Massimiliano Vascotto, triestino di 24 anni, quattro passati a Scienze internazionali e diplomatiche a Exter, seguiti da un master in International public policy all’Ucl londinese. Ora rappresenta le piccole e medie imprese nel Parlamento europeo a Bruxelles e dice con sicurezza: «Ha sbagliato Cameron a indire un referendum per motivi politici, lasciando poi il Paese. Capisco che lui esce dicendo non me la sento di gestirlo, è contro la direzione che avevo dato. Egoisticamente dice lascio, e rimarrà fino a ottobre. Però ha sbagliato a sottovalutare il problema, il referendum è stato troppo politico, e c'è tanta ignoranza, le persone sono state poco educate e regna molto populismo».
E non a caso Massimiliano lavora proprio in un'istituzione europea. «In Italia il lobbista, cioè quello che faccio io - racconta - è un lavoraccio, mentre alla Ue si rendono conto che le persone che scrivono le leggi, che sono incaricate di questo, non possono sempre sapere tutto, quindi la mia figura fa capire quali possono essere gli effetti prevedibili delle leggi».
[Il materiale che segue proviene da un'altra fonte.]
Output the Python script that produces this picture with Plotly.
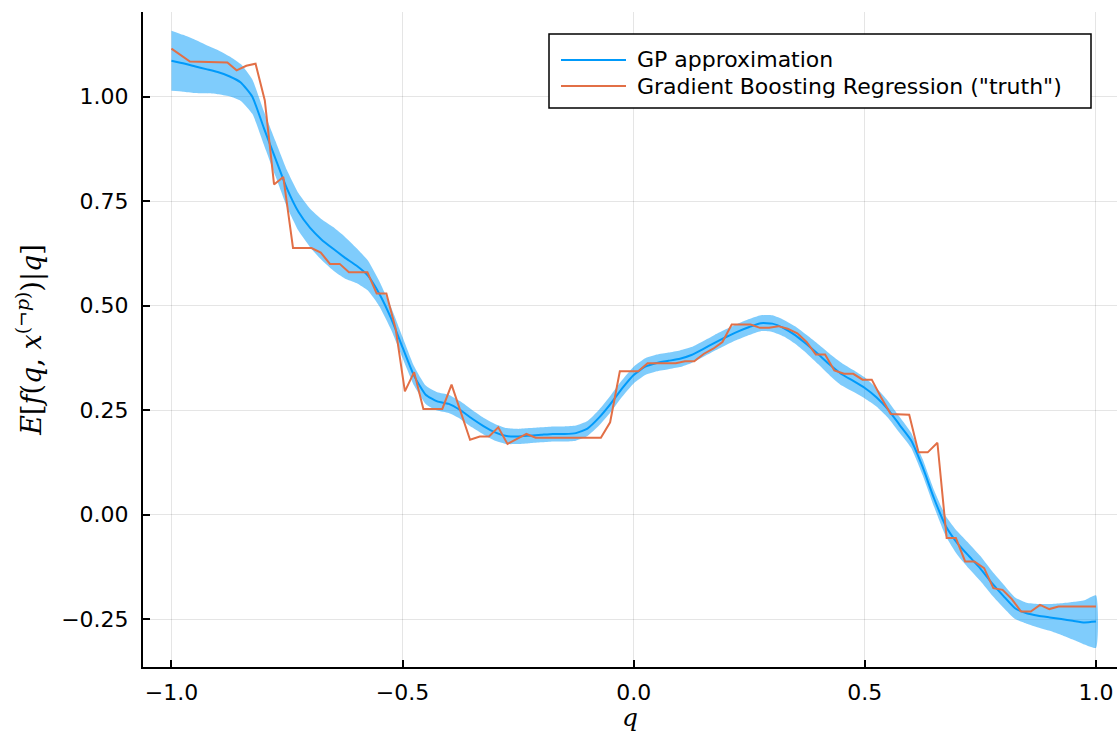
import plotly.graph_objects as go

# ---------------- data ----------------
# GP approximation: grid, posterior mean and band half-width
gp_q = [-1.000, -0.975, -0.950, -0.925, -0.900, -0.875, -0.850, -0.825, -0.800, -0.775,
        -0.750, -0.725, -0.700, -0.675, -0.650, -0.625, -0.600, -0.575, -0.550, -0.525,
        -0.500, -0.475, -0.450, -0.425, -0.400, -0.375, -0.350, -0.325, -0.300, -0.275,
        -0.250, -0.225, -0.200, -0.175, -0.150, -0.125, -0.100, -0.075, -0.050, -0.025,
        0.000, 0.025, 0.050, 0.075, 0.100, 0.125, 0.150, 0.175, 0.200, 0.225,
        0.250, 0.275, 0.300, 0.325, 0.350, 0.375, 0.400, 0.425, 0.450, 0.475,
        0.500, 0.525, 0.550, 0.575, 0.600, 0.625, 0.650, 0.675, 0.700, 0.725,
        0.750, 0.775, 0.800, 0.825, 0.850, 0.875, 0.900, 0.925, 0.950, 0.975, 1.000]
gp_mean = [1.086, 1.080, 1.073, 1.066, 1.059, 1.049, 1.034, 1.000, 0.925, 0.852,
           0.780, 0.724, 0.686, 0.658, 0.636, 0.615, 0.596, 0.572, 0.528, 0.470,
           0.400, 0.332, 0.287, 0.271, 0.265, 0.250, 0.230, 0.212, 0.197, 0.188,
           0.187, 0.189, 0.191, 0.193, 0.193, 0.195, 0.206, 0.232, 0.265, 0.302,
           0.334, 0.354, 0.363, 0.368, 0.373, 0.382, 0.396, 0.411, 0.425, 0.438,
           0.449, 0.458, 0.457, 0.446, 0.429, 0.407, 0.383, 0.358, 0.336, 0.320,
           0.303, 0.281, 0.252, 0.215, 0.178, 0.114, 0.038, -0.027, -0.068, -0.099,
           -0.129, -0.164, -0.195, -0.224, -0.236, -0.242, -0.246, -0.250, -0.254, -0.258, -0.256]
gp_halfwidth = [0.072, 0.068, 0.064, 0.058, 0.053, 0.048, 0.044, 0.041, 0.040, 0.042,
                0.044, 0.045, 0.046, 0.049, 0.052, 0.050, 0.042, 0.036, 0.030, 0.027,
                0.025, 0.023, 0.022, 0.022, 0.022, 0.021, 0.021, 0.020, 0.020, 0.019,
                0.018, 0.018, 0.018, 0.018, 0.018, 0.018, 0.018, 0.019, 0.020, 0.020,
                0.020, 0.020, 0.020, 0.020, 0.020, 0.019, 0.019, 0.019, 0.019, 0.019,
                0.019, 0.019, 0.020, 0.020, 0.021, 0.022, 0.024, 0.026, 0.027, 0.026,
                0.025, 0.022, 0.020, 0.019, 0.018, 0.019, 0.020, 0.024, 0.028, 0.030,
                0.030, 0.029, 0.028, 0.026, 0.025, 0.028, 0.032, 0.038, 0.045, 0.053, 0.063]

# Gradient Boosting Regression ("truth") vertices
gbr_q = [-1.000, -0.960, -0.879, -0.859, -0.838, -0.818, -0.798, -0.778, -0.758, -0.737,
         -0.697, -0.677, -0.657, -0.636, -0.616, -0.576, -0.556, -0.535, -0.515, -0.495,
         -0.475, -0.455, -0.414, -0.394, -0.354, -0.333, -0.313, -0.293, -0.273, -0.232,
         -0.212, -0.071, -0.051, -0.030, 0.010, 0.030, 0.091, 0.111, 0.131, 0.152,
         0.172, 0.192, 0.212, 0.253, 0.273, 0.293, 0.313, 0.333, 0.354, 0.374,
         0.394, 0.414, 0.434, 0.455, 0.475, 0.495, 0.515, 0.535, 0.556, 0.596,
         0.616, 0.636, 0.657, 0.677, 0.697, 0.717, 0.737, 0.758, 0.778, 0.798,
         0.818, 0.838, 0.859, 0.879, 0.899, 0.919, 1.000]
gbr_val = [1.115, 1.084, 1.082, 1.063, 1.074, 1.079, 0.991, 0.790, 0.808, 0.638,
           0.638, 0.627, 0.600, 0.600, 0.580, 0.580, 0.529, 0.529, 0.445, 0.295,
           0.341, 0.253, 0.253, 0.311, 0.179, 0.187, 0.187, 0.209, 0.169, 0.193,
           0.184, 0.184, 0.221, 0.343, 0.343, 0.362, 0.362, 0.367, 0.367, 0.385,
           0.397, 0.413, 0.455, 0.455, 0.447, 0.447, 0.451, 0.445, 0.434, 0.413,
           0.383, 0.383, 0.345, 0.337, 0.337, 0.323, 0.323, 0.281, 0.241, 0.239,
           0.149, 0.149, 0.172, -0.056, -0.056, -0.112, -0.112, -0.128, -0.176, -0.180,
           -0.202, -0.232, -0.232, -0.216, -0.226, -0.220, -0.220]

x_ticks = [-1.0, -0.5, 0.0, 0.5, 1.0]
y_ticks = [-0.25, 0.0, 0.25, 0.5, 0.75, 1.0]

series_names = ["GP approximation", 'Gradient Boosting Regression ("truth")']

# ---------------- style ----------------
BLUE = "#009AFA"
BAND = "rgba(0,154,250,0.5)"
ORANGE = "#E26F46"

W, H = 1117, 732
ML, MR, MT, MB = 143, 0, 12, 65

upper = [m + h for m, h in zip(gp_mean, gp_halfwidth)]
lower = [m - h for m, h in zip(gp_mean, gp_halfwidth)]

fig = go.Figure()
fig.add_trace(go.Scatter(
    x=gp_q + gp_q[::-1], y=upper + lower[::-1],
    fill="toself", fillcolor=BAND, line=dict(width=0, color=BAND, shape="spline", smoothing=0.5),
    mode="lines", hoverinfo="skip", showlegend=False, name="GP band"))
fig.add_trace(go.Scatter(
    x=gp_q, y=gp_mean, mode="lines", line=dict(color=BLUE, width=2, shape="spline", smoothing=0.5),
    name=series_names[0], showlegend=False))
fig.add_trace(go.Scatter(
    x=gbr_q, y=gbr_val, mode="lines", line=dict(color=ORANGE, width=2),
    name=series_names[1], showlegend=False))

pw = W - ML - MR
ph = H - MT - MB


def px_x(px):
    return (px - ML) / pw


def px_y(py):
    return (H - MB - py) / ph


# custom legend (box, line samples, labels)
fig.add_shape(type="rect", xref="paper", yref="paper",
              x0=px_x(549), x1=px_x(1091), y0=px_y(108), y1=px_y(34),
              line=dict(color="black", width=1.5), fillcolor="white", layer="above")
leg_rows = [(60, BLUE), (86, ORANGE)]
for (ry, col), name in zip(leg_rows, series_names):
    fig.add_shape(type="line", xref="paper", yref="paper",
                  x0=px_x(561), x1=px_x(626), y0=px_y(ry), y1=px_y(ry),
                  line=dict(color=col, width=2), layer="above")
    fig.add_annotation(xref="paper", yref="paper", x=px_x(635), y=px_y(ry),
                       xanchor="left", yanchor="middle", text=name, showarrow=False,
                       font=dict(family="DejaVu Sans", size=22, color="black"))

axis_common = dict(
    showgrid=True, gridcolor="rgba(0,0,0,0.1)", gridwidth=1,
    zeroline=False, showline=True, linecolor="black", linewidth=2,
    ticks="inside", ticklen=7, tickwidth=1.5, tickcolor="black",
    tickfont=dict(family="DejaVu Sans", size=22, color="black"),
    mirror=False,
)

fig.update_layout(
    width=W, height=H,
    margin=dict(l=ML, r=MR, t=MT, b=MB, pad=0),
    paper_bgcolor="white", plot_bgcolor="white",
    showlegend=False,
    xaxis=dict(range=[-1.0615, 1.0455], tickvals=x_ticks, tickformat=".1f",
               title=dict(text="<i>q</i>", font=dict(family="DejaVu Serif", size=25, color="black"),
                          standoff=8),
               ticklabelstandoff=5, **axis_common),
    yaxis=dict(range=[-0.3646, 1.2027], tickvals=y_ticks, tickformat=".2f",
               title=dict(text="<i>E</i>[<i>f</i>(<i>q</i>, <i>x</i><sup>(¬<i>p</i>)</sup>)|<i>q</i>]",
                          font=dict(family="DejaVu Serif", size=27, color="black"), standoff=12),
               ticklabelstandoff=8, **axis_common),
)

fig.write_html("out.html")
Anche Katarina Pisani, appena laureata in scienze biomediche all’Università del Kent, a Canterbury, si dice preoccupata. A settembre si trasferirà a Cambridge per un master in chimica. «L'esito del referendum - sostiene - è preoccupante, non solo dal punto di vista degli studenti europei, che adesso sono rimasti con molte incertezze, ancora senza risposte, e con una grande delusione, ma anche per i ricercatori, i nostri insegnanti. Io rimarrò in Inghilterra sicuramente un altro anno, ma non sono più sicura che il mio progetto di rimanervi per trovare un eventuale sbocco professionale sia ancora realizzabile».
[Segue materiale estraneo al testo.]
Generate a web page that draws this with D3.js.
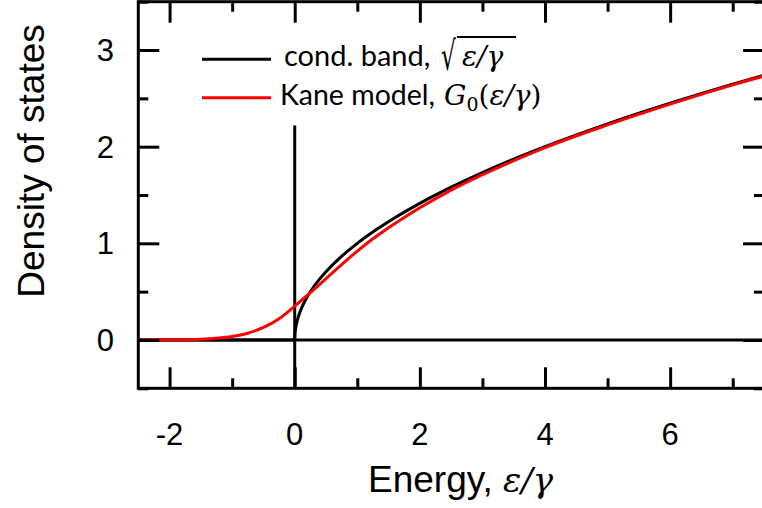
<!DOCTYPE html>
<html>
<head>
<meta charset="utf-8">
<script src="https://cdn.jsdelivr.net/npm/d3@7"></script>
<style>
  html, body { margin: 0; padding: 0; background: #fff; }
  svg { display: block; }
</style>
</head>
<body>
<svg id="chart" width="762" height="508"></svg>
<script>
// ---- data ----
const condX = [-2.5, 0, 0.002, 0.01, 0.03, 0.06, 0.1, 0.15, 0.2, 0.3, 0.4, 0.5, 0.7, 1, 1.3, 1.6, 2, 2.5, 3, 3.5, 4, 5, 6, 7, 7.5];
const condY = [0, 0, 0.045, 0.1, 0.173, 0.245, 0.316, 0.387, 0.447, 0.548, 0.632, 0.707, 0.837, 1, 1.14, 1.265, 1.414, 1.581, 1.732, 1.871, 2, 2.236, 2.449, 2.646, 2.739];
const kaneX = [-2.5, -2, -1.5, -1.25, -1, -0.75, -0.5, -0.25, 0, 0.25, 0.5, 0.75, 1, 1.25, 1.5, 1.75, 2, 2.5, 3, 3.5, 4, 5, 6, 7, 7.5];
const kaneY = [0, 0.002, 0.008, 0.017, 0.035, 0.07, 0.13, 0.22, 0.35, 0.49, 0.635, 0.78, 0.92, 1.047, 1.162, 1.268, 1.368, 1.55, 1.71, 1.855, 1.99, 2.225, 2.44, 2.64, 2.73];
const xMajorTicks = [-2, 0, 2, 4, 6];
const xMinorTicks = [-1, 1, 3, 5, 7];
const yMajorTicks = [0, 1, 2, 3];
const yMinorTicks = [-0.5, 0.5, 1.5, 2.5, 3.5];
const zeroMarkerTop = 2.22;
const xTitle = "Energy, ";
const yTitle = "Density of states";
const legendLabels = ["cond. band, ", "Kane model, "];

// ---- layout ----
const svg = d3.select("#chart");
const x = d3.scaleLinear().domain([-2.5, 7.5]).range([138.3, 764]);
const y = d3.scaleLinear().domain([-0.5, 3.5]).range([388.3, 1.7]);
const majorLen = 21, minorLen = 10, sw = 3;

const line = d3.line().x(d => x(d[0])).y(d => y(d[1])).curve(d3.curveMonotoneX);

svg.append("clipPath").attr("id", "clip")
  .append("rect").attr("x", x(-2.5)).attr("y", y(3.5)).attr("width", x(7.5) - x(-2.5)).attr("height", y(-0.5) - y(3.5));

const plot = svg.append("g").attr("clip-path", "url(#clip)");

// reference lines
plot.append("line").attr("x1", x(-2.5)).attr("x2", x(7.5)).attr("y1", y(0)).attr("y2", y(0))
  .attr("stroke", "#000").attr("stroke-width", sw);
plot.append("line").attr("x1", x(0)).attr("x2", x(0)).attr("y1", y(-0.5)).attr("y2", y(zeroMarkerTop))
  .attr("stroke", "#000").attr("stroke-width", sw);

// curves
plot.append("path").datum(condX.map((v, i) => [v, condY[i]]))
  .attr("d", line).attr("fill", "none").attr("stroke", "#000").attr("stroke-width", sw);
plot.append("path").datum(kaneX.map((v, i) => [v, kaneY[i]]))
  .attr("d", line).attr("fill", "none").attr("stroke", "#ff0000").attr("stroke-width", sw);

// axes with inward ticks on all four sides
function axisPair(axisFn, scale, major, minor, transform) {
  const gMaj = svg.append("g").attr("transform", transform)
    .call(axisFn(scale).tickValues(major).tickSize(majorLen).tickFormat(""));
  const gMin = svg.append("g").attr("transform", transform)
    .call(axisFn(scale).tickValues(minor).tickSize(minorLen).tickFormat(""));
  [gMaj, gMin].forEach(g => {
    g.selectAll("line").attr("stroke", "#000").attr("stroke-width", sw);
    g.select(".domain").attr("d", null);
  });
}
axisPair(d3.axisTop, x, xMajorTicks, xMinorTicks, `translate(0,${y(-0.5)})`);
axisPair(d3.axisBottom, x, xMajorTicks, xMinorTicks, `translate(0,${y(3.5)})`);
axisPair(d3.axisRight, y, yMajorTicks, yMinorTicks, `translate(${x(-2.5)},0)`);
axisPair(d3.axisLeft, y, yMajorTicks, yMinorTicks, `translate(${x(7.5)},0)`);

// frame
svg.append("rect").attr("x", x(-2.5)).attr("y", y(3.5))
  .attr("width", x(7.5) - x(-2.5)).attr("height", y(-0.5) - y(3.5))
  .attr("fill", "none").attr("stroke", "#000").attr("stroke-width", sw);

// tick labels
const labelFont = "'Liberation Sans', Arial, sans-serif";
svg.append("g").selectAll("text").data(xMajorTicks).join("text")
  .attr("x", d => x(d)).attr("y", 445)
  .attr("text-anchor", "middle").attr("font-family", labelFont).attr("font-size", 31)
  .text(d => d < 0 ? "-" + Math.abs(d) : d);
svg.append("g").selectAll("text").data(yMajorTicks).join("text")
  .attr("x", 114).attr("y", d => y(d) + 11)
  .attr("text-anchor", "end").attr("font-family", labelFont).attr("font-size", 31)
  .text(d => d);

// axis titles
const xt = svg.append("text").attr("x", 368).attr("y", 492)
  .attr("font-family", labelFont).attr("font-size", 37);
xt.append("tspan").text(xTitle);
xt.append("tspan").attr("font-family", "'DejaVu Serif', serif").attr("font-style", "italic").attr("font-size", 34).text("ε/γ");

svg.append("text").attr("transform", `translate(44,161) rotate(-90)`)
  .attr("text-anchor", "middle").attr("font-family", labelFont).attr("font-size", 37)
  .text(yTitle);

// legend
const legFont = "Lato, 'Open Sans', sans-serif";
const mathFont = "'DejaVu Serif', 'Liberation Serif', serif";
const legY = [59.3, 97.7];
const legColors = ["#000", "#ff0000"];
legY.forEach((ly, i) => {
  svg.append("line").attr("x1", 202).attr("x2", 271).attr("y1", ly).attr("y2", ly)
    .attr("stroke", legColors[i]).attr("stroke-width", sw);
});
svg.append("text").attr("x", 284).attr("y", 66).attr("font-family", legFont).attr("font-size", 29)
  .text(legendLabels[0]);
svg.append("text").attr("transform", "translate(441,70) scale(0.58,1)").attr("font-family", mathFont).attr("font-size", 40)
  .text("√");
svg.append("text").attr("x", 462).attr("y", 66).attr("font-family", mathFont).attr("font-size", 28)
  .attr("font-style", "italic").text("ε/γ");
svg.append("line").attr("x1", 457).attr("x2", 516).attr("y1", 37).attr("y2", 37)
  .attr("stroke", "#000").attr("stroke-width", 1.8);

svg.append("text").attr("x", 280).attr("y", 105).attr("font-family", legFont).attr("font-size", 28.5)
  .text(legendLabels[1]);
const t2m = svg.append("text").attr("x", 444).attr("y", 105).attr("font-family", mathFont).attr("font-size", 28);
t2m.append("tspan").attr("font-style", "italic").text("G");
t2m.append("tspan").attr("font-size", 19).attr("dy", 6).text("0");
t2m.append("tspan").attr("dy", -6).text("(");
t2m.append("tspan").attr("font-style", "italic").text("ε/γ");
t2m.append("tspan").text(")");
</script>
</body>
</html>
Chi invece dovrebbe preoccuparsi un po’ di meno - vista la piega che la vicenda politica sta prendendo in Scozia - è Mauro Candiotto, che segue il corso di Biochimica all'Università di Aberdeen. «Anche questo caso, sostiene - da quello che ha sentito, tutto ruota attorno al prezzo del petrolio. «Già quando dovevano separarsi dall'Uk, qui in Scozia - racconta - il prezzo del petrolio è sceso, il che ha danneggiato tutto il Paese. Alcuni criticavano fortemente l'Ue, ma soprattutto Londra, che decideva dove andavano i fondi». «Comunque, la campagna elettorale per lasciare mi è sembrata che fosse più attiva» sottolinea Mauro.
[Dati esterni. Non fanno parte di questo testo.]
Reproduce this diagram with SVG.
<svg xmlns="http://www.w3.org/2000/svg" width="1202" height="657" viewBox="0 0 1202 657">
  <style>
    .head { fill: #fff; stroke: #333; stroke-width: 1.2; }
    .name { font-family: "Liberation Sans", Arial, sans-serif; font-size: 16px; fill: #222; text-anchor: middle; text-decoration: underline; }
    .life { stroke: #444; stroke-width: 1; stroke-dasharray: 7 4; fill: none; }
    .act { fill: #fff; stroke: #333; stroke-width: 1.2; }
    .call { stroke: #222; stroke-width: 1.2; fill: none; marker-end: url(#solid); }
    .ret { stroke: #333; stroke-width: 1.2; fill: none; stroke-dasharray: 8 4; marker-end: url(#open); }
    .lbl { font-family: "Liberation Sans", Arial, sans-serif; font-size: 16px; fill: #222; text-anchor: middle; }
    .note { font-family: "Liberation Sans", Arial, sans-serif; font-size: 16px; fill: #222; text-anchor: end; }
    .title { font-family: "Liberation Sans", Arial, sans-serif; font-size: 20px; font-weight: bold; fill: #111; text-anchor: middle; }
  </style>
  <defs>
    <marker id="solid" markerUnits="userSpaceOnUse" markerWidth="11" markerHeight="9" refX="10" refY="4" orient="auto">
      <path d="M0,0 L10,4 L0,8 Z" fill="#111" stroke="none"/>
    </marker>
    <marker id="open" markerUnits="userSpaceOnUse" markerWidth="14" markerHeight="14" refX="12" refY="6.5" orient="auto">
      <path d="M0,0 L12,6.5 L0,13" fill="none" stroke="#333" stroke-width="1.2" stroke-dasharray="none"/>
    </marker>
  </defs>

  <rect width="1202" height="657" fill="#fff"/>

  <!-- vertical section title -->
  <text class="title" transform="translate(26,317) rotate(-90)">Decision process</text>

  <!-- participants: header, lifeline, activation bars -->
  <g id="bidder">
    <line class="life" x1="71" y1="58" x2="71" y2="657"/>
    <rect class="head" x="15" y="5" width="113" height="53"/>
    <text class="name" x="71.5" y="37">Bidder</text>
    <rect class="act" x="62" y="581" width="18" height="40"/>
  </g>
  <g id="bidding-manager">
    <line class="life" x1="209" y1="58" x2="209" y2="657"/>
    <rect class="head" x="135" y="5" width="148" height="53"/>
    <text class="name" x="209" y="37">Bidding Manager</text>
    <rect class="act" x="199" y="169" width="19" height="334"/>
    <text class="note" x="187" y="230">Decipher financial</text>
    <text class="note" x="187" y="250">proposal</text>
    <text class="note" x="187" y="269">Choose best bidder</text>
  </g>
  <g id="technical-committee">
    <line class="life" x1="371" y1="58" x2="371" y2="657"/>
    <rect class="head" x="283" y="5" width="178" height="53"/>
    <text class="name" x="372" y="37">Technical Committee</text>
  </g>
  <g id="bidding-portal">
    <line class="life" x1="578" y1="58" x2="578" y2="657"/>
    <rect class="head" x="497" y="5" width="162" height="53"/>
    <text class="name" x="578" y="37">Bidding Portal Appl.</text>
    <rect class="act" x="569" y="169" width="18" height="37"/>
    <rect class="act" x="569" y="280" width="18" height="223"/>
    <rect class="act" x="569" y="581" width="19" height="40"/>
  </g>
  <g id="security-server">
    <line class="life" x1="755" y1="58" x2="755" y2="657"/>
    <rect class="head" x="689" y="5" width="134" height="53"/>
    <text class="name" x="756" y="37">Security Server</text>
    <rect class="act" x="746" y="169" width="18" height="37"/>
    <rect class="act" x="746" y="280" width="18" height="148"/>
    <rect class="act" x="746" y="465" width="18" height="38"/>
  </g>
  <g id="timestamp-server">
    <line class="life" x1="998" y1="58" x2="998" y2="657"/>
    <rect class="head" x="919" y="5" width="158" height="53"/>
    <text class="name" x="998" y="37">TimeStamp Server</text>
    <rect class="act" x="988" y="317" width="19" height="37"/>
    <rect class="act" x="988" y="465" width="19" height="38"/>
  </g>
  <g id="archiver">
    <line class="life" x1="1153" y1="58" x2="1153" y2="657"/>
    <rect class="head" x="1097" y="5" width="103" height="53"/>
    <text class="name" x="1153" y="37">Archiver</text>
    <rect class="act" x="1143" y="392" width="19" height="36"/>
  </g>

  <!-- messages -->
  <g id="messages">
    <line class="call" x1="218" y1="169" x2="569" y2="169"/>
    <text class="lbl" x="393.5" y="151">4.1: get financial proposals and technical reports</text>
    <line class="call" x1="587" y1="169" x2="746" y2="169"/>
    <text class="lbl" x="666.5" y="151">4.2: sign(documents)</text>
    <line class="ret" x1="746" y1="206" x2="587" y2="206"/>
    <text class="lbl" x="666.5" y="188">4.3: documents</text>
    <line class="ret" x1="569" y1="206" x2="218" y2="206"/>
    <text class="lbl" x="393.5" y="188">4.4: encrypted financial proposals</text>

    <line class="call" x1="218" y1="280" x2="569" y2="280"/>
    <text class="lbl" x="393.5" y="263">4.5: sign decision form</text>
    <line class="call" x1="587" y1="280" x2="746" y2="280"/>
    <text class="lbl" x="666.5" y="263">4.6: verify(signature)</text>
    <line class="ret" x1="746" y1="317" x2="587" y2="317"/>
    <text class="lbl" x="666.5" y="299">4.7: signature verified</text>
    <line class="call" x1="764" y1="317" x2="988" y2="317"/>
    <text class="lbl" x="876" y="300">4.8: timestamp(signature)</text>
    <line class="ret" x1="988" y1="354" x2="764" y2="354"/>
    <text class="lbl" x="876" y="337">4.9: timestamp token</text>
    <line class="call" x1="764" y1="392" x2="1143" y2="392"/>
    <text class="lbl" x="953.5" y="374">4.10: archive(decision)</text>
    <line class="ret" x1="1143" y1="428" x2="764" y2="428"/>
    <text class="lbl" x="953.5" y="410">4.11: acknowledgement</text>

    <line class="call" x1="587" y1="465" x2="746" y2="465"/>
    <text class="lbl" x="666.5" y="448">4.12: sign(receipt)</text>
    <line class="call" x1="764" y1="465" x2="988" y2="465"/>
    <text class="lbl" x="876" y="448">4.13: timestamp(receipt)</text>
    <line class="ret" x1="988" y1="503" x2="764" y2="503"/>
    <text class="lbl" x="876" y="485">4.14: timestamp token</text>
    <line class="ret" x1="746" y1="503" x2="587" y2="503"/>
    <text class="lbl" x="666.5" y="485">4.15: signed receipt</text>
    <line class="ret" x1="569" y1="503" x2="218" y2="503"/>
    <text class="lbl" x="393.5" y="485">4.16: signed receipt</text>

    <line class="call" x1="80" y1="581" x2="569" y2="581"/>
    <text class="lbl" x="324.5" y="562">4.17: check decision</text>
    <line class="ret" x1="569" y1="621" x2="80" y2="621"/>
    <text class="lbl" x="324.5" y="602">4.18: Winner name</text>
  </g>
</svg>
Perplessa anche Angelica Grusovin, al secondo anno di matematica a Londra: «L'esito del referendum mi ha colto di sorpresa, perchè la quasi totalità delle persone con cui ho contatti supportava il remain. Io studio matematica all'Imperial College di Londra e credo che per gli studenti già presenti in Uk cambierà poco in termini di rette e costi universitari, mentre qualche bel vantaggio noi europei lo avremo per il calo della sterlina che è scesa parecchio dall'inizio dell'anno». «Alla fine degli studi tuttavia - aggiunge - se non avremo un lavoro in Gran Bretagna non potremo più soggiornarvi liberamente e questo potrebbe pesare moltissimo». Angelica, oltre a studiare, ha anche la possibilità di fare un'esperienza di lavoro presso la banca d’affari Goldman Sachs, «dove c'è notevole preoccupazione perché Londra con la Brexit perde il suo ruolo di centro finanziario europeo: molti uffici di trading delle grandi banche della City dovranno essere presto spostati in altre sedi europee».